Physical model of mind - Extension of Neural modeling field theory
We are developing an extension of Neural modeling fields (NMF) theory for unknown number of models. This is a physical model of mind which uses as a learning algorithm a fuzzy dynamic logic. There plays an essential role a knowledge instinct which is an ability to find patterns in information without any external supervisor. This knowledge instinct can be
formalized as an unsupervised cluster analysis. The goal of NMF is to create an architecture similar to brain. At each level and any moment a lot of concepts are
competing for their evidence. The process is based on the adaptive convergence from vague high-fuzzy concepts to crisp and deterministic ones. NMF was
successfuly tested in pattern recognition tasks, tracking or acquisition of language in cognitive robotics.
In the general NMF theory, it is supposed that we have an rough idea how many components are in the mixture system. Initialization is performed by setting
covariance matrices to large values while each initialized cluster has a diferent center. To find the optimal number of components the algorithm forms a new
concept or eliminates an old one after a fixed number of iterations. After the optimal number of clusters was found, parameters describing the concept can be
changed from general Gaussian distribution to a more precise one (e.g. parabolic shape) which will further increse overall log-likelihood.

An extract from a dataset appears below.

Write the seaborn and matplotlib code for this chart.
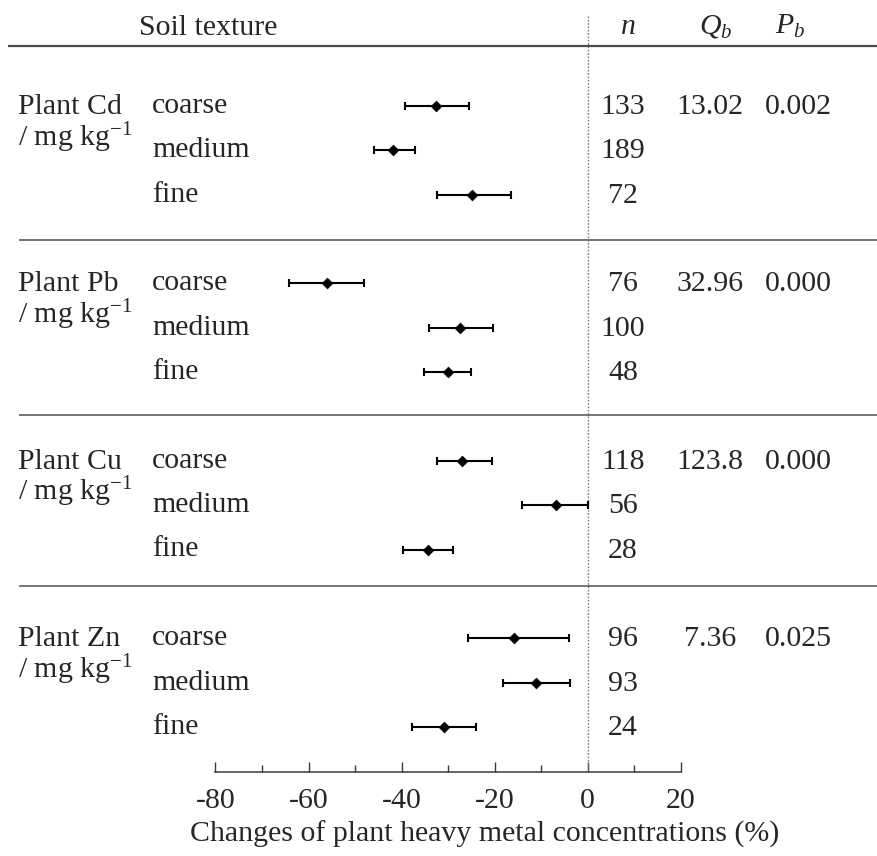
import numpy as np
import pandas as pd
import matplotlib
matplotlib.use("Agg")
import matplotlib.pyplot as plt
import seaborn as sns

# ---- data -------------------------------------------------------------
metals = ["Plant Cd", "Plant Pb", "Plant Cu", "Plant Zn"]
textures = ["coarse", "medium", "fine"]

effect_mean = [-32.5, -41.8, -24.8,
               -56.1, -27.5, -30.0,
               -27.0, -6.9, -34.3,
               -15.8, -11.1, -30.8]
ci_low = [-39.2, -46.0, -32.3,
          -64.2, -34.0, -35.2,
          -32.4, -14.2, -39.7,
          -25.7, -18.3, -37.8]
ci_high = [-25.5, -37.1, -16.5,
           -48.0, -20.3, -25.1,
           -20.6, 0.0, -29.0,
           -4.0, -3.7, -23.9]
n_obs = [133, 189, 72,
         76, 100, 48,
         118, 56, 28,
         96, 93, 24]
q_b = ["13.02", "32.96", "123.8", "7.36"]
p_b = ["0.002", "0.000", "0.000", "0.025"]

x_major = [-80, -60, -40, -20, 0, 20]
x_minor = [-70, -50, -30, -10, 10]

# ---- figure & style ---------------------------------------------------
sns.set_style("white")
plt.rcParams["font.family"] = ["Liberation Serif", "DejaVu Serif"]
plt.rcParams["mathtext.fontset"] = "custom"
plt.rcParams["mathtext.rm"] = "Liberation Serif"
plt.rcParams["mathtext.it"] = "Liberation Serif:italic"
plt.rcParams["mathtext.bf"] = "Liberation Serif:bold"

W, H, DPI = 877, 856, 100
FS = 21.5
fig = plt.figure(figsize=(W / DPI, H / DPI), dpi=DPI)
ax = fig.add_axes([0, 0, 1, 1])

# pixel-based layout helpers (x: value scale, y: row scale)
PX_PER_UNIT = 4.653
X_ZERO_PX = 587.7
ROW0_PX = 106.0
ROW_PITCH = 44.35


def fx(px):
    return (px - X_ZERO_PX) / PX_PER_UNIT


def fy(px):
    return (px - ROW0_PX) / ROW_PITCH


rows = []
for g, metal in enumerate(metals):
    for t, tex in enumerate(textures):
        rows.append(dict(metal=metal, texture=tex, row=4 * g + t))
df = pd.DataFrame(rows)
df["mean"] = effect_mean
df["low"] = ci_low
df["high"] = ci_high
df["n"] = n_obs

# confidence intervals
ax.errorbar(df["mean"], df["row"],
            xerr=[df["mean"] - df["low"], df["high"] - df["mean"]],
            fmt="none", ecolor="black", elinewidth=1.5,
            capsize=3, capthick=1.5, zorder=2)
# point estimates
sns.scatterplot(data=df, x="mean", y="row", marker="D", s=30,
                color="black", edgecolor="black", linewidth=0.5,
                ax=ax, legend=False, zorder=3)

ax.set_xlim(fx(0), fx(W))
ax.set_ylim(fy(H), fy(0))
ax.set_xlabel("")
ax.set_ylabel("")
ax.set_yticks([])

# zero reference line
axis_y = fy(771.7)
ax.vlines(0, fy(16), axis_y, colors="#7a7a7a", linewidth=1.0,
          linestyles=(0, (1.2, 1.2)), zorder=1)

# horizontal rules
ax.hlines(fy(46), fx(8), fx(W), colors="#4a4a4a", linewidth=1.6, zorder=1)
for ypx in [240, 415, 586]:
    ax.hlines(fy(ypx), fx(19), fx(W), colors="#6a6a6a", linewidth=1.3, zorder=1)

# bottom axis
for side in ["top", "left", "right"]:
    ax.spines[side].set_visible(False)
ax.spines["bottom"].set_position(("data", axis_y))
ax.spines["bottom"].set_bounds(-80, 20)
ax.spines["bottom"].set_color("#3a3a3a")
ax.spines["bottom"].set_linewidth(1.1)
ax.set_xticks(x_major)
ax.set_xticklabels([str(v) for v in x_major], fontsize=FS)
ax.set_xticks(x_minor, minor=True)
ax.tick_params(axis="x", which="major", direction="in", length=7,
               width=1.0, color="#3a3a3a", pad=12, bottom=True)
ax.tick_params(axis="x", which="minor", direction="in", length=5,
               width=1.0, color="#3a3a3a", bottom=True)

ax.text(fx(485), fy(842), "Changes of plant heavy metal concentrations (%)",
        ha="center", va="baseline", fontsize=FS)

# header
ax.text(fx(208), fy(35), "Soil texture", ha="center", va="baseline", fontsize=FS)
ax.text(fx(628), fy(34), "$n$", ha="center", va="baseline", fontsize=FS)
ax.text(fx(716), fy(34), "$Q_b$", ha="center", va="baseline", fontsize=FS)
ax.text(fx(790), fy(34), "$P_b$", ha="center", va="baseline", fontsize=FS)

# row labels and statistics
base_off = 8 / ROW_PITCH
for g, metal in enumerate(metals):
    r0 = 4 * g
    ax.text(fx(18), r0 + base_off, metal, ha="left", va="baseline", fontsize=FS)
    ax.text(fx(18), r0 + 40 / ROW_PITCH, "/ mg kg$^{-1}$", ha="left",
            va="baseline", fontsize=FS)
    ax.text(fx(710), r0 + base_off, q_b[g], ha="center", va="baseline", fontsize=FS)
    ax.text(fx(798), r0 + base_off, p_b[g], ha="center", va="baseline", fontsize=FS)

for _, r in df.iterrows():
    ax.text(fx(152), r["row"] + 7 / ROW_PITCH, r["texture"], ha="left",
            va="baseline", fontsize=FS)
    ax.text(fx(623), r["row"] + base_off, str(r["n"]), ha="center",
            va="baseline", fontsize=FS)

fig.savefig("out.png", dpi=DPI)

In our project we propose a novel greedy GMM heuristic method with merging(gmGMM) which is able to deal with the unknown number of components. As a
part of our method we have designed an estimation based initialization algorithm which considers automatic attention mechanisms in human brain and therefore keeps the
execution time low. This method is designed so it could be integrated into the NMF theory. We further focus on comparison with other initialization techniques and
confront diferent stopping criteria and propose their enhancements.